Saturday, November 20, 2010

Fallout: New Vegas - Review


I finished Fallout: New Vegas this past week and have come back to report that while I did find some real enjoyment in the side quests (that the game almost forced me into doing), the end result of Fallout: New Vegas is that it is a pale comparison to the original Fallout 3.  New Vegas is full of bugs, poor plot development, and just doesn't have enough to break into what could have been an awesome game.

Throughout the entire game I was constantly asking myself "Why am I doing this?".  Why am I working for Mr. House?  Why do I care what happens to New Vegas?  Fallout 3 took an hour of game play and dedicated it to not only teaching you how to play, but giving you reason to play.  The bonds that were quickly formed with your father and then shattered as the vault erupts into chaos explains why you don't know anything about the outside world and gives you a long term goal to strive after.  New Vegas briefly attempts to get you started with a revenge plot but that lets you decide what you're going to do 25% into the game, and doesn't give you a whole lot of reason to finish it.  

Helping a static image take over is a bad reason to play
You play the game as "The Courier".  All that you know about your past is, well, nothing.  You find out over time that you were given a package to deliver and you were intercepted and nearly killed, but that doesn't take place in the game.  A substory about losing your memory from being shot in the head and needing to piece your life together could have added so much to this, to give me something to care about.  This is a game about exploring a world that as a courier you should probably already know and somehow you don't.  Bad design.

If you like fighting bugs, this game is for you.  Most of the enemies are desert insects that try to attack you.  Oh sure, there's factions that you can fight against, but the interactions with them are so brief and unmemorable that it doesn't matter.  VATS is back, and still as entertaining as ever.  Somehow I will never get tired of using it to fight.  The weapons are basically the same stock from Fallout 3, you have your pistols, your rifles, lasers and explosives, nothing too out of the ordinary save a few choice major weapons.

Yeah, you can fire that., I'd be impressed if it wasn't from Gears of War
Along the way you meet up with followers that... don't really do anything?  Most of them require a quest of some sort to enlist, and afterward will offer an additional quest to unlock their full potential, but beyond that are only really good for running into battles that they can't hope to win and carrying around all the stuff that's too heavy for you.

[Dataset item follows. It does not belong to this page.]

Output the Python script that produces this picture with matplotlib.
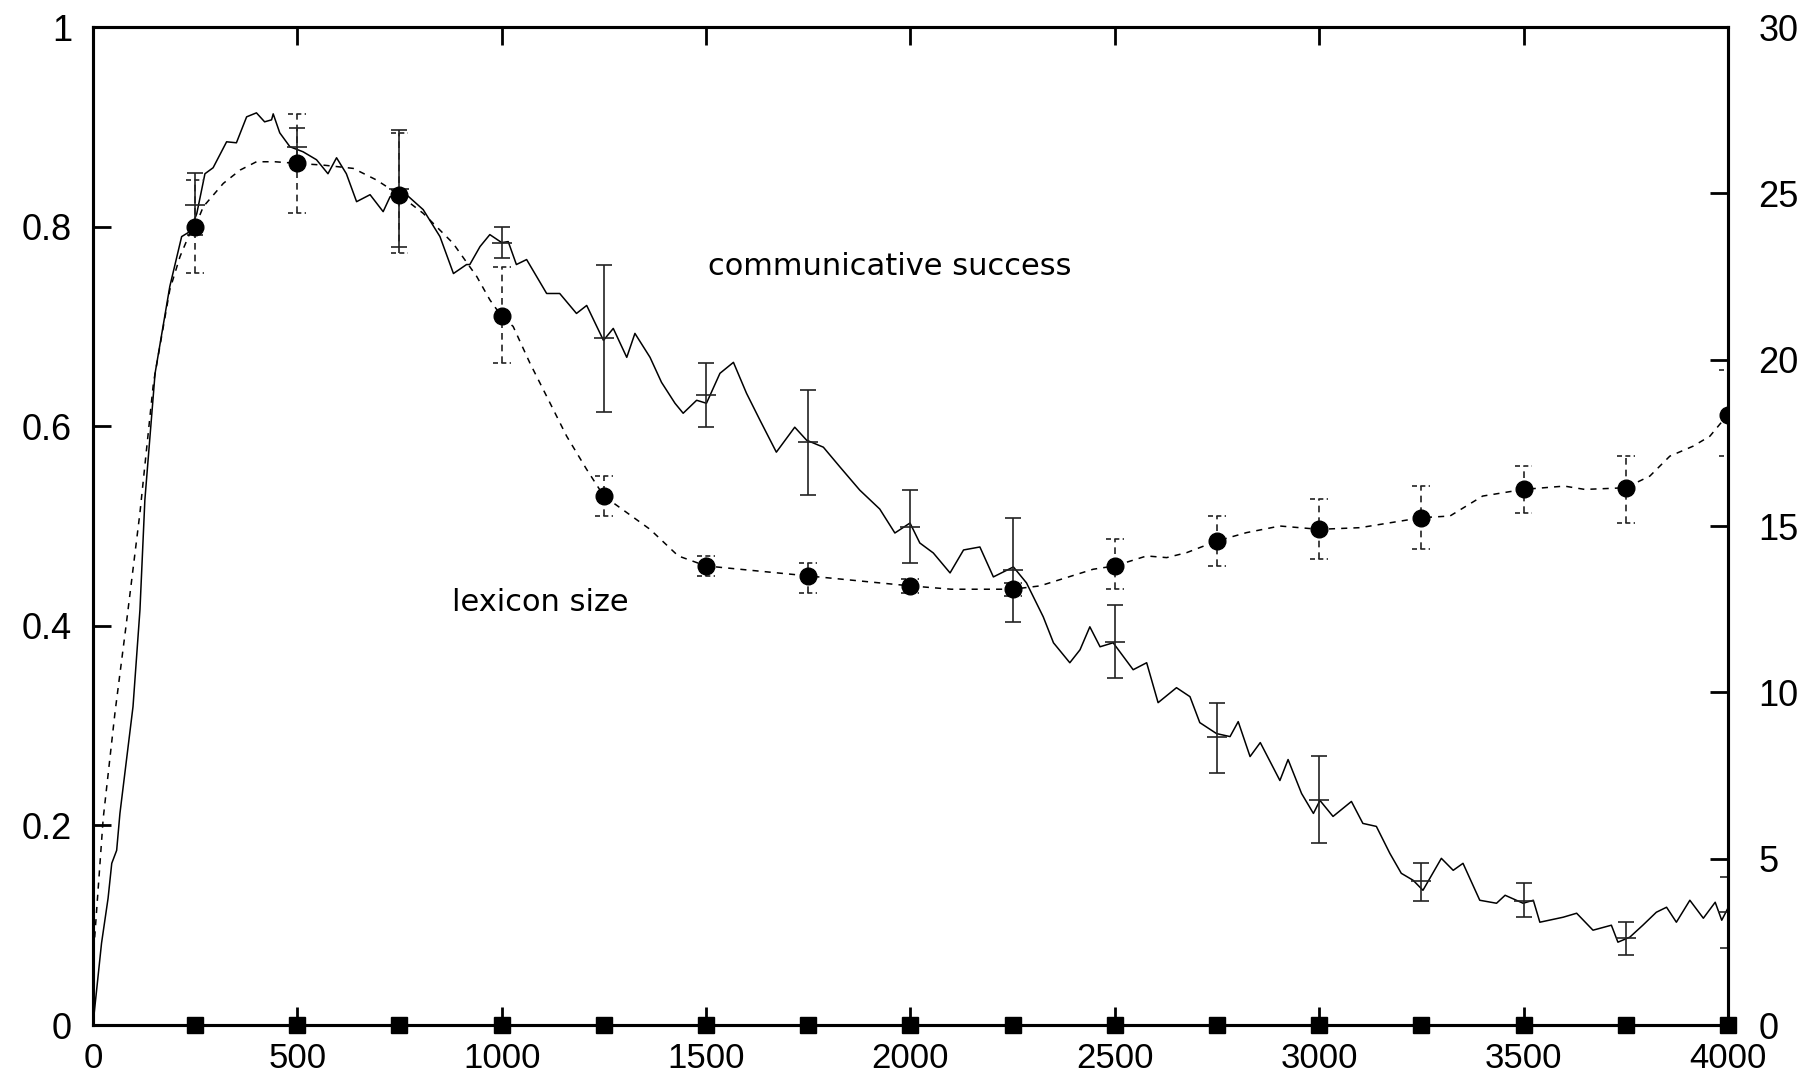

If they died, they were gone forever, no way to resurrect them or anything, so bringing them out to help with hard quests was a pain because they were hard to keep under control.  It would have been nice to see a need to recruit as many people as you could to help turn the tide of battle in the end.  In my play through, I didn't even take anybody with me at the end and left them all to rot in the Lucky 38.

 The end of the game is the game deciding which side that you chose to fight for (seriously, there's a point in the quests that if you do too much for any side you then become affiliated with that side and the others won't help you) and seeing how the things you did for them helped them win.  Compared to the events in Fallout 3 that benefited mankind from your family's research, helping any side take control of a dam kinda sucks.

The bugs in the game are unforgivable. Creatures and players getting stuck in terrain, falling through holes in the world, and crashing are only the beginning.  In addition to the bugs that I mentioned in my previous article, I found a brand new one that caused two of my game saves to be locked out of The Strip with no way to get in.  This is like getting locked out of world 8 in Super Mario Bros.  You can't win the game without being able to get in and out of it.  Creating a new save game every 15 minutes is a terrible way to work around these issues, and we still haven't seen a patch to fix them since launch day.

Nobody caught this in playtesting?  Seriously?
There's some real problems with Fallout: New Vegas.  What it does, it does well, but focusing on the bad in the game isn't hard to do.  It has its moments, but they are marred by a game that didn't know how to be a game.  There's a lot holding this back from being truly exceptional, but if you can find it on sale or wait until a price drop, there's worse ways to spend 30 hours of gaming.  Pass for now, but keep an eye on.